Market research firm Stratascope is angry at Oracle for misrepresenting its data in a marketing campaign. The vendor claimed that Stratascope data proofed that retail organisations running its software are more profitable, where that claim in fact isn't supported by the Stratascope data.
This is a common strategy for Oracle, SAP's Jeff Nolan claims. He might have a bias against Oracle, but history has showed that there is some truth to his claims.
SAP however isn't exactly a saint either. The firm itself used a Stratascope study last year to claim that organisations running SAP are 32 per cent more profitable than non-SAP customers.
While the claim in itself is true, SAP wrongfully suggests that the two are related.
It's all to easy to draw wrong conclusion from research, and marketing departments have turned that trick into an art.

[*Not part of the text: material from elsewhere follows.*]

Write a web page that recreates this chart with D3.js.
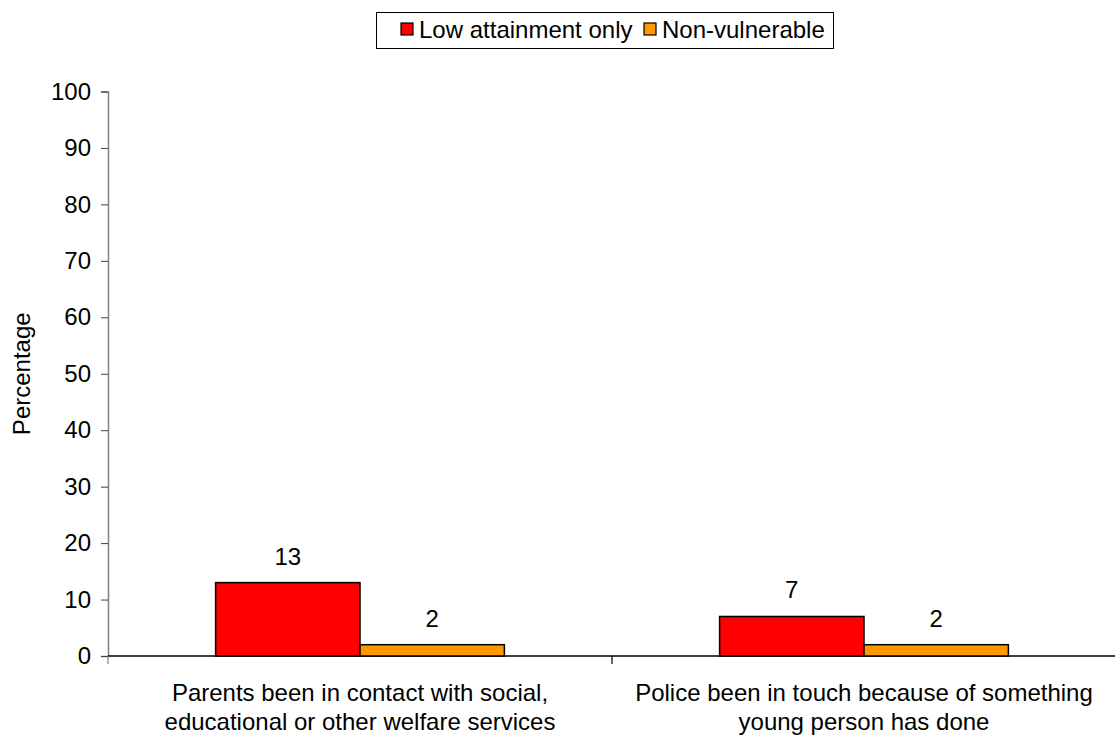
<!DOCTYPE html>
<html>
<head>
<meta charset="utf-8">
<script src="https://cdn.jsdelivr.net/npm/d3@7"></script>
<style>
  html, body { margin: 0; padding: 0; background: #fff; }
  svg { display: block; font-family: "Liberation Sans", Arial, sans-serif; }
</style>
</head>
<body>
<svg id="chart" width="1115" height="740"></svg>
<script>
const categories = [
  ["Parents been in contact with social,", "educational or other welfare services"],
  ["Police been in touch because of something", "young person has done"]
];
const seriesNames = ["Low attainment only", "Non-vulnerable"];
const lowAttainment = [13, 7];
const nonVulnerable = [2, 2];
const yTicks = [0, 10, 20, 30, 40, 50, 60, 70, 80, 90, 100];
const colors = ["#FF0000", "#FF9900"];

const svg = d3.select("#chart");
const fs = 24;

const y = d3.scaleLinear().domain([0, 100]).range([656, 91.5]);
const catKeys = categories.map((c, i) => i);
const x0 = d3.scaleBand().domain(catKeys).range([108, 1116]).paddingInner(0).paddingOuter(0);
const groupFrac = 0.573;
const x1 = d3.scaleBand().domain([0, 1])
  .range([x0.bandwidth() * (1 - groupFrac) / 2, x0.bandwidth() * (1 + groupFrac) / 2])
  .padding(0);

const series = [lowAttainment, nonVulnerable];

// Y axis
const yAxis = d3.axisLeft(y).tickValues(yTicks).tickSize(7).tickPadding(10).tickFormat(d3.format("d"));
const gy = svg.append("g").attr("transform", "translate(108,0)").call(yAxis);
gy.select(".domain").attr("stroke", "#808080").attr("stroke-width", 1.5);
gy.selectAll(".tick line").attr("stroke", "#404040");
gy.selectAll(".tick text").attr("font-size", fs).attr("fill", "#000").attr("font-family", "Liberation Sans, Arial, sans-serif");

// X axis
const xAxisG = svg.append("g").attr("transform", "translate(0,656)");
xAxisG.append("line").attr("x1", 108).attr("x2", 1115).attr("y1", 0).attr("y2", 0)
  .attr("stroke", "#000").attr("stroke-width", 1.5);
const boundaries = [x0(0), x0(1)];
xAxisG.selectAll("line.xt").data(boundaries).enter().append("line")
  .attr("class", "xt")
  .attr("x1", d => d).attr("x2", d => d).attr("y1", 0).attr("y2", 8)
  .attr("stroke", d => d === 108 ? "#808080" : "#000").attr("stroke-width", 1.2);

// Category labels
const catG = svg.append("g");
categories.forEach((lines, i) => {
  const cx = x0(i) + x0.bandwidth() / 2;
  const t = catG.append("text").attr("text-anchor", "middle").attr("font-size", fs).attr("fill", "#000");
  lines.forEach((ln, j) => {
    t.append("tspan").attr("x", cx).attr("y", 701 + j * 29).text(ln);
  });
});

// Bars
const groups = svg.append("g").selectAll("g").data(catKeys).enter().append("g")
  .attr("transform", d => `translate(${x0(d)},0)`);
groups.selectAll("rect").data(d => series.map((s, k) => ({ k, v: s[d] }))).enter().append("rect")
  .attr("x", d => x1(d.k))
  .attr("y", d => y(d.v))
  .attr("width", x1.bandwidth())
  .attr("height", d => y(0) - y(d.v))
  .attr("fill", d => colors[d.k])
  .attr("stroke", "#000")
  .attr("stroke-width", 1.5);
groups.selectAll("text").data(d => series.map((s, k) => ({ k, v: s[d] }))).enter().append("text")
  .attr("x", d => x1(d.k) + x1.bandwidth() / 2)
  .attr("y", d => y(d.v) - 18)
  .attr("text-anchor", "middle")
  .attr("font-size", fs)
  .attr("fill", "#000")
  .text(d => d.v);

// Y label
svg.append("text")
  .attr("transform", `translate(30,${(656 + 91.5) / 2}) rotate(-90)`)
  .attr("text-anchor", "middle")
  .attr("font-size", fs)
  .attr("fill", "#000")
  .text("Percentage");

// Legend
const lg = svg.append("g");
lg.append("rect").attr("x", 376.5).attr("y", 12.5).attr("width", 457).attr("height", 36)
  .attr("fill", "#fff").attr("stroke", "#000").attr("stroke-width", 1);
const legendItems = [{ x: 401, tx: 419 }, { x: 644, tx: 662 }];
seriesNames.forEach((n, i) => {
  lg.append("rect").attr("x", legendItems[i].x).attr("y", 23).attr("width", 12).attr("height", 12)
    .attr("fill", colors[i]).attr("stroke", "#000").attr("stroke-width", 1.2);
  lg.append("text").attr("x", legendItems[i].tx).attr("y", 38).attr("font-size", fs).attr("fill", "#000").text(n);
});
</script>
</body>
</html>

The best solution is to simply ignore any "independent" views relayed by vendors.
Even if they have the best of intentions (which they will never have), they can be simply wrong, as this example illustrates.

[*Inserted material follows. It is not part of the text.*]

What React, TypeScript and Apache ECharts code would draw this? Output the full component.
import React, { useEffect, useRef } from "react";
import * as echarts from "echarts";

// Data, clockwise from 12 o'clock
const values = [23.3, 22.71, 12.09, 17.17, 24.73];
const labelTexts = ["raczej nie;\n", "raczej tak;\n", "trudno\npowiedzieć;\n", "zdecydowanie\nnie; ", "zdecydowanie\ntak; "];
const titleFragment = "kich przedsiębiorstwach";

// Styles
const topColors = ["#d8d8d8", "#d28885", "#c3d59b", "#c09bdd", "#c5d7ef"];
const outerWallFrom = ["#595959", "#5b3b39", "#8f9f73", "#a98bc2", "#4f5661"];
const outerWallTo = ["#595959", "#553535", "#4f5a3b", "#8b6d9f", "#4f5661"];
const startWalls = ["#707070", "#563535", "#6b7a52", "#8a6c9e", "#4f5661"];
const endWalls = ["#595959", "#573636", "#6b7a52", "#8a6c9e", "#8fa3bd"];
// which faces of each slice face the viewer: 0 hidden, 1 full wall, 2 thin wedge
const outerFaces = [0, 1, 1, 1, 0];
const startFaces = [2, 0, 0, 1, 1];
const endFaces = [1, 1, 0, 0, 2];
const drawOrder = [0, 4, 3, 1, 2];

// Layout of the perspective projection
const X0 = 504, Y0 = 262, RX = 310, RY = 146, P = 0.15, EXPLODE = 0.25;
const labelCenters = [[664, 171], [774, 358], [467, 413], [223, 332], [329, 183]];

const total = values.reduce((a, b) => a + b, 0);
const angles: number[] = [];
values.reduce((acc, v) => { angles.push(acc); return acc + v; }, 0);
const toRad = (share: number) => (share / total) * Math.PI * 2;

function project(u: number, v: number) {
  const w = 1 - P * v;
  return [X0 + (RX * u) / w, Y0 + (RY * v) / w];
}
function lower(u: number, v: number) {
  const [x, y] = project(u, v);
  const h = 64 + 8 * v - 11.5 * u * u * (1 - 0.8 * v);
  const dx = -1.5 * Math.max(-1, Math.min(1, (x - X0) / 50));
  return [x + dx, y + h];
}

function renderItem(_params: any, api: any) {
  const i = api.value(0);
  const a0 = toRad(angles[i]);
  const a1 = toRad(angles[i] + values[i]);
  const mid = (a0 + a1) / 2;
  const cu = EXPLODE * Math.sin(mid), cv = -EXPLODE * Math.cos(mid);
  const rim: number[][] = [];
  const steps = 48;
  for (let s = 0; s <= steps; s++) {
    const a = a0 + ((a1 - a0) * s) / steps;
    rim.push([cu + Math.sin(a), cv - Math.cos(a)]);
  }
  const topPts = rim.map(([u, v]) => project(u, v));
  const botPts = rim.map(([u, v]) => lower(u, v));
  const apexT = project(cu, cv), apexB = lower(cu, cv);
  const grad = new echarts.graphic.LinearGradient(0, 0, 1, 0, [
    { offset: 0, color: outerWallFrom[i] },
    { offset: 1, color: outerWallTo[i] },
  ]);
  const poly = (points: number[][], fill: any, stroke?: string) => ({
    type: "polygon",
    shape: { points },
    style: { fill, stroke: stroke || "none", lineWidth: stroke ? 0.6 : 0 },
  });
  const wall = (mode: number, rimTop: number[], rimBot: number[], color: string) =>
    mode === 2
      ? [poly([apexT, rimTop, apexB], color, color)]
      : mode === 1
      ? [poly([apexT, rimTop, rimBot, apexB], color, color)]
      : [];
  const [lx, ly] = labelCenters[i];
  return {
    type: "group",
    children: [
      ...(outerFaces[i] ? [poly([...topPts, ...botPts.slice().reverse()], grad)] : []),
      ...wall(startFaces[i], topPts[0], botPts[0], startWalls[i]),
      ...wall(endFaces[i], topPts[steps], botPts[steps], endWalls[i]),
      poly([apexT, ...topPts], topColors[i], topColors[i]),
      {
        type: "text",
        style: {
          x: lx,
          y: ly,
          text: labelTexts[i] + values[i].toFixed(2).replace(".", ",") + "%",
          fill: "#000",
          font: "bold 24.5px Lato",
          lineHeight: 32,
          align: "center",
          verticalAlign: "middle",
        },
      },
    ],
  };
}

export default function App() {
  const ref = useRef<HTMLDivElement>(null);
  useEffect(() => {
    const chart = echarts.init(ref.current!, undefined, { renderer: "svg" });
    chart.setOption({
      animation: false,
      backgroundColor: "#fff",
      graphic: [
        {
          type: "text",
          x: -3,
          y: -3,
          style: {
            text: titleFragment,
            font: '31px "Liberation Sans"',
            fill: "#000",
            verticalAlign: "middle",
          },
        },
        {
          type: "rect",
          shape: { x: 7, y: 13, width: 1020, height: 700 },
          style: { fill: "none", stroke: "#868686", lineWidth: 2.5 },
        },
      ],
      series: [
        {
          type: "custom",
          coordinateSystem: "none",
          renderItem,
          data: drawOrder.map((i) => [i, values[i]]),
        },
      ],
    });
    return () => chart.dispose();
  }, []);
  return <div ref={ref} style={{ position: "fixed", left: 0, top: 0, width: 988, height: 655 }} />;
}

Beer drinkers generally more often suffer from excess weight than wine drinkers. Must be that beer drinkers consume more, taking in more calories, right?
.Wrong, claimed a Danish study last week. Beer drinkers also tend to eat ready cooked dishes, sugar, cold cuts, chips, pork, and soft drinks. Wine drinkers however consume healthier foods such as olives, fruit and vegetables, poultry, cooking oil and low-fat cheese.